Flux is what we’re building to replace Nexus. Not a general-purpose artifact server that tries to be everything, but a registry that fits into the tool chain we already have.

Wave CI builds our projects and pushes artifacts. Meera tracks the work. Sirius2 provides the components. The artifact registry is the connective tissue. Gems flow from CI into products, Docker images flow from builds into deployments. With Nexus, that connection was whatever its API happened to support. With Flux, we can make the registry a proper part of our infrastructure, aware of our access control, our scanning policies, our deployment patterns.

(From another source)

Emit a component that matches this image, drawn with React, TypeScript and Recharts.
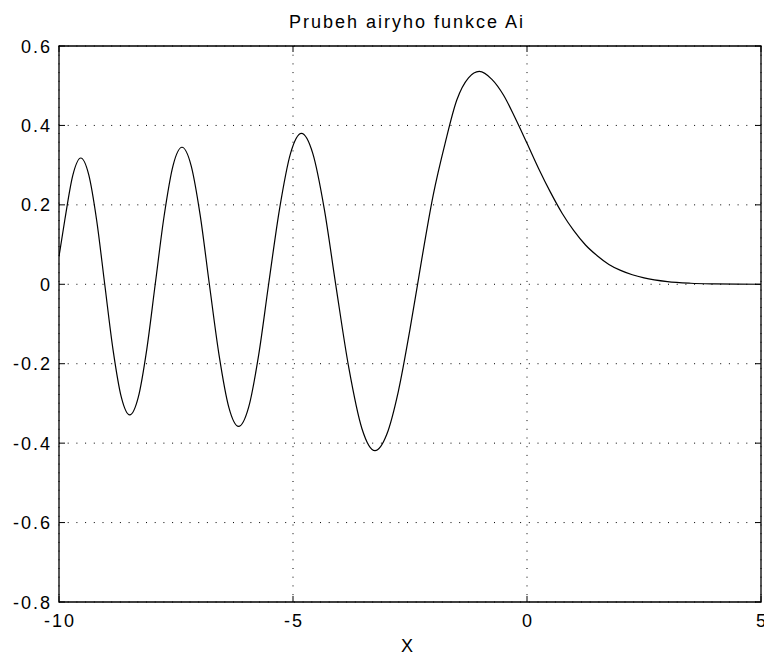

The security angle is what pushed this from “nice to have” to “we need to do this.” Supply-chain attacks are getting worse: dependency confusion, typosquatting, compromised packages. Nexus offers security scanning as a paid add-on, bolted onto a system that wasn’t designed around it. We want scanning in the core. Every artifact scanned by Trivy on ingestion. Vulnerable versions flagged automatically. The ability to block insecure downloads per-repository, or lock a specific artifact with a reason when a CVE drops. And namespace confusion protection built into the virtual repository layer, where if a gem name exists in any private repo, remote versions of that name are excluded entirely. An attacker can’t publish a higher version number on rubygems.org and have it win the resolution.

On the operations side: configurable blob stores with quotas we can actually set and enforce. Content-addressed deduplication so the same Docker layer shared by ten images is stored once. TTL-based caching with explicit expiry instead of Nexus’s “maybe it caches, maybe it doesn’t” behavior. And a cleanup job that finds orphaned blobs and removes them, so disk usage is predictable instead of a ticking bomb.

What Flux looks like

Three types of repositories:

Private hosts your own artifacts. Upload a gem, push a Docker image. The standard case.

Upstream proxies an external source like rubygems.org. Fetches on demand, caches locally with configurable TTLs. Caches NOT_FOUND responses too, so a gem that doesn’t exist upstream doesn’t trigger a request every time Bundler asks.

Virtual aggregates private and upstream repos behind a single URL. When Bundler resolves dependencies, the virtual registry checks private repos first, then upstream. The namespace confusion protection lives here: if my-internal-gem exists in any private repo, no upstream version of my-internal-gem can sneak in through the virtual endpoint.

The data model goes: Repository → Component (a named package) → Artifact (a version, possibly platform-specific) → Asset (a file) → Blob (content-addressed binary). Blobs are deduplicated by SHA256 and stored in a sharded directory structure. Multiple repositories can share a blob store.

First gem pushed

As of this week, the RubyGems API is fully implemented: compact index (names, versions, info/<name>) and the modern index (specs.4.8.gz). Upload a gem, and Flux parses it, extracts metadata, creates the component/artifact/blob records, and updates the index. The index update appends rather than regenerating from scratch, which matters when you have thousands of versions.

bundle install pointed at Flux works. gem push works. Our Gemfile source is still nexus.kuy.io for now. The migration hasn’t happened yet. But the replacement is ready.

What’s next

Docker registry support. The OCI Distribution Spec for layer uploads, manifests, and content-addressable storage. And then the migration itself, pointing our builds at Flux instead of Nexus and watching to see what breaks. Given our history with Nexus, the bar for “better” isn’t very high.